--- Provided material ---

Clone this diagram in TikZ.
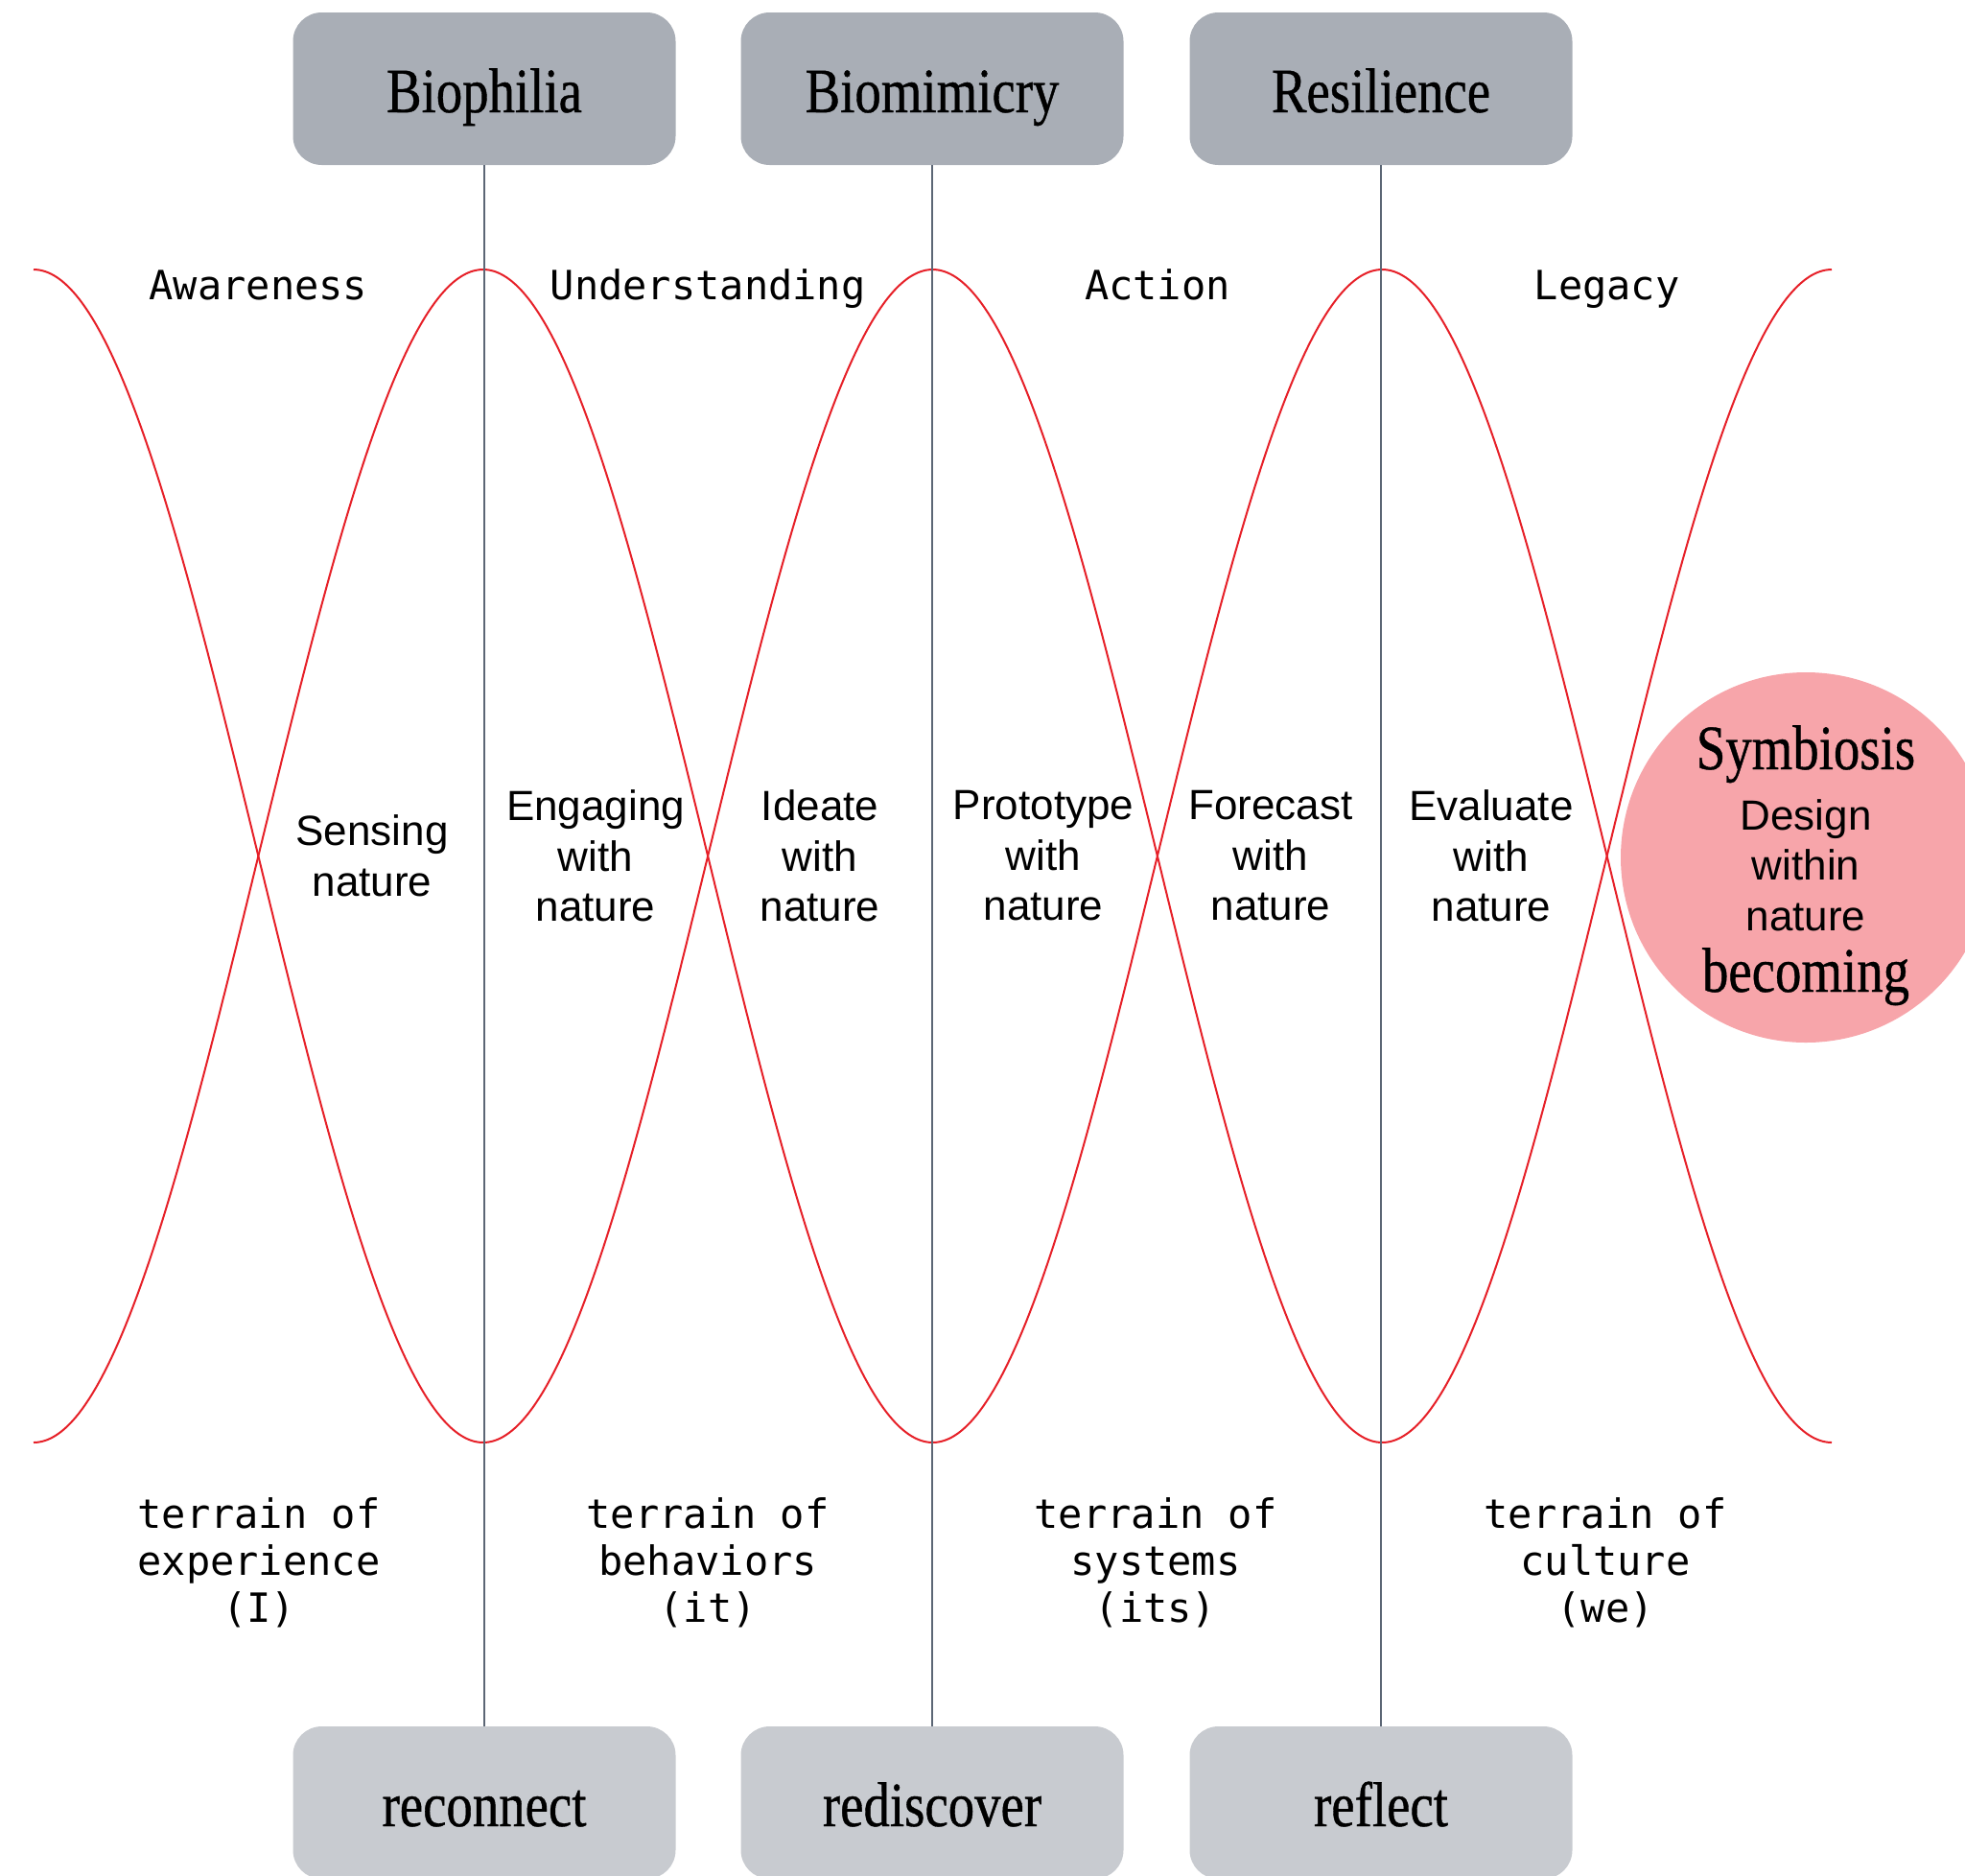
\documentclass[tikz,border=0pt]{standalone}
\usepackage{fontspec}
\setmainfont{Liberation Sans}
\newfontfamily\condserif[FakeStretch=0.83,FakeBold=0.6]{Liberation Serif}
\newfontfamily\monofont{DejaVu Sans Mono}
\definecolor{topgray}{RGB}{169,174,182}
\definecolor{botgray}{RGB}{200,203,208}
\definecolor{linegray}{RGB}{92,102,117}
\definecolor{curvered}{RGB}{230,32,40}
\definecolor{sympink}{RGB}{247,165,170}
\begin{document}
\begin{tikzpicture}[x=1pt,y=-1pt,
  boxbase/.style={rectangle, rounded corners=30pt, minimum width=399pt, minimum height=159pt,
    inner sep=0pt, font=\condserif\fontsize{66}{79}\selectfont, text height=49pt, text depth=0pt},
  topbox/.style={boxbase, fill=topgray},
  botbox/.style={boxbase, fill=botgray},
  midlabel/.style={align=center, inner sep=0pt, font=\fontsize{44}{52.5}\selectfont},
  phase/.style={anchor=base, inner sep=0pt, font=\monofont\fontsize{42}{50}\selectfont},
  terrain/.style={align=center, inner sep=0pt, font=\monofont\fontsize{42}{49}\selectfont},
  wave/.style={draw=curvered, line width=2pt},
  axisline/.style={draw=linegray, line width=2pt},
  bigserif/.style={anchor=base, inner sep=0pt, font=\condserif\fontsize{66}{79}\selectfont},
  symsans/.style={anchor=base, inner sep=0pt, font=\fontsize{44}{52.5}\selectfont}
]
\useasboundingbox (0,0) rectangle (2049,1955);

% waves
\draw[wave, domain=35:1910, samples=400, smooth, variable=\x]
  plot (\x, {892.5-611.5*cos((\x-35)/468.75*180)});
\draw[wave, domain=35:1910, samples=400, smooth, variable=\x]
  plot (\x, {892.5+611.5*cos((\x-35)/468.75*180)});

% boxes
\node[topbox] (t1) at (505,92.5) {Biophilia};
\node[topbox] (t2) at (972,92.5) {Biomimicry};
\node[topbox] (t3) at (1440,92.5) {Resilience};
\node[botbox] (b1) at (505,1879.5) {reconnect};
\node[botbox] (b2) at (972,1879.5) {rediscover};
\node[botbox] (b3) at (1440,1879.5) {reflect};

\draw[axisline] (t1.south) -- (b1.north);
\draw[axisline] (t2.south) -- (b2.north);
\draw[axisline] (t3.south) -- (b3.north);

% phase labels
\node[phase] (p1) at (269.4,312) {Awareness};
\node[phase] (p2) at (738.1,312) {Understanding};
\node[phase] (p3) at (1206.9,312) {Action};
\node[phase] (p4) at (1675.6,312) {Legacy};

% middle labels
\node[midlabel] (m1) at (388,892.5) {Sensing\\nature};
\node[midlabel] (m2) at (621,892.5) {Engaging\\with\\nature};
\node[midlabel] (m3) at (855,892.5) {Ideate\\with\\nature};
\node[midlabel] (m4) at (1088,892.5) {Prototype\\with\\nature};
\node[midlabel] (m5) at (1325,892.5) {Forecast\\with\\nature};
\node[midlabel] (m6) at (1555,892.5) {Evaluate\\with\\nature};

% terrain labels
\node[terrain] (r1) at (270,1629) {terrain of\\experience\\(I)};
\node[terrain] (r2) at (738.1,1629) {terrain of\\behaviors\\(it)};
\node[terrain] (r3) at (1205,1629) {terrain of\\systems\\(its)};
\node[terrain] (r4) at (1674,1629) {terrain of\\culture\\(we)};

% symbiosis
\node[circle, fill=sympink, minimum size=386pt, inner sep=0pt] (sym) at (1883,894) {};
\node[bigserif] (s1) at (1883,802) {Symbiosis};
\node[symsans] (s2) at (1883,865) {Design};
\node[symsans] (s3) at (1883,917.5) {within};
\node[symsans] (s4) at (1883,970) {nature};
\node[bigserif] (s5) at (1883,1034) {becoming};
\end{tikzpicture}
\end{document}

---

## Request
Copy out the whole listing exactly, and don't carry over any pictures.

## Answer for this exercise
Clone this diagram in TikZ.
\documentclass[tikz,border=0pt]{standalone}
\usepackage{fontspec}
\setmainfont{Liberation Sans}
\newfontfamily\condserif[FakeStretch=0.83,FakeBold=0.6]{Liberation Serif}
\newfontfamily\monofont{DejaVu Sans Mono}
\definecolor{topgray}{RGB}{169,174,182}
\definecolor{botgray}{RGB}{200,203,208}
\definecolor{linegray}{RGB}{92,102,117}
\definecolor{curvered}{RGB}{230,32,40}
\definecolor{sympink}{RGB}{247,165,170}
\begin{document}
\begin{tikzpicture}[x=1pt,y=-1pt,
  boxbase/.style={rectangle, rounded corners=30pt, minimum width=399pt, minimum height=159pt,
    inner sep=0pt, font=\condserif\fontsize{66}{79}\selectfont, text height=49pt, text depth=0pt},
  topbox/.style={boxbase, fill=topgray},
  botbox/.style={boxbase, fill=botgray},
  midlabel/.style={align=center, inner sep=0pt, font=\fontsize{44}{52.5}\selectfont},
  phase/.style={anchor=base, inner sep=0pt, font=\monofont\fontsize{42}{50}\selectfont},
  terrain/.style={align=center, inner sep=0pt, font=\monofont\fontsize{42}{49}\selectfont},
  wave/.style={draw=curvered, line width=2pt},
  axisline/.style={draw=linegray, line width=2pt},
  bigserif/.style={anchor=base, inner sep=0pt, font=\condserif\fontsize{66}{79}\selectfont},
  symsans/.style={anchor=base, inner sep=0pt, font=\fontsize{44}{52.5}\selectfont}
]
\useasboundingbox (0,0) rectangle (2049,1955);

% waves
\draw[wave, domain=35:1910, samples=400, smooth, variable=\x]
  plot (\x, {892.5-611.5*cos((\x-35)/468.75*180)});
\draw[wave, domain=35:1910, samples=400, smooth, variable=\x]
  plot (\x, {892.5+611.5*cos((\x-35)/468.75*180)});

% boxes
\node[topbox] (t1) at (505,92.5) {Biophilia};
\node[topbox] (t2) at (972,92.5) {Biomimicry};
\node[topbox] (t3) at (1440,92.5) {Resilience};
\node[botbox] (b1) at (505,1879.5) {reconnect};
\node[botbox] (b2) at (972,1879.5) {rediscover};
\node[botbox] (b3) at (1440,1879.5) {reflect};

\draw[axisline] (t1.south) -- (b1.north);
\draw[axisline] (t2.south) -- (b2.north);
\draw[axisline] (t3.south) -- (b3.north);

% phase labels
\node[phase] (p1) at (269.4,312) {Awareness};
\node[phase] (p2) at (738.1,312) {Understanding};
\node[phase] (p3) at (1206.9,312) {Action};
\node[phase] (p4) at (1675.6,312) {Legacy};

% middle labels
\node[midlabel] (m1) at (388,892.5) {Sensing\\nature};
\node[midlabel] (m2) at (621,892.5) {Engaging\\with\\nature};
\node[midlabel] (m3) at (855,892.5) {Ideate\\with\\nature};
\node[midlabel] (m4) at (1088,892.5) {Prototype\\with\\nature};
\node[midlabel] (m5) at (1325,892.5) {Forecast\\with\\nature};
\node[midlabel] (m6) at (1555,892.5) {Evaluate\\with\\nature};

% terrain labels
\node[terrain] (r1) at (270,1629) {terrain of\\experience\\(I)};
\node[terrain] (r2) at (738.1,1629) {terrain of\\behaviors\\(it)};
\node[terrain] (r3) at (1205,1629) {terrain of\\systems\\(its)};
\node[terrain] (r4) at (1674,1629) {terrain of\\culture\\(we)};

% symbiosis
\node[circle, fill=sympink, minimum size=386pt, inner sep=0pt] (sym) at (1883,894) {};
\node[bigserif] (s1) at (1883,802) {Symbiosis};
\node[symsans] (s2) at (1883,865) {Design};
\node[symsans] (s3) at (1883,917.5) {within};
\node[symsans] (s4) at (1883,970) {nature};
\node[bigserif] (s5) at (1883,1034) {becoming};
\end{tikzpicture}
\end{document}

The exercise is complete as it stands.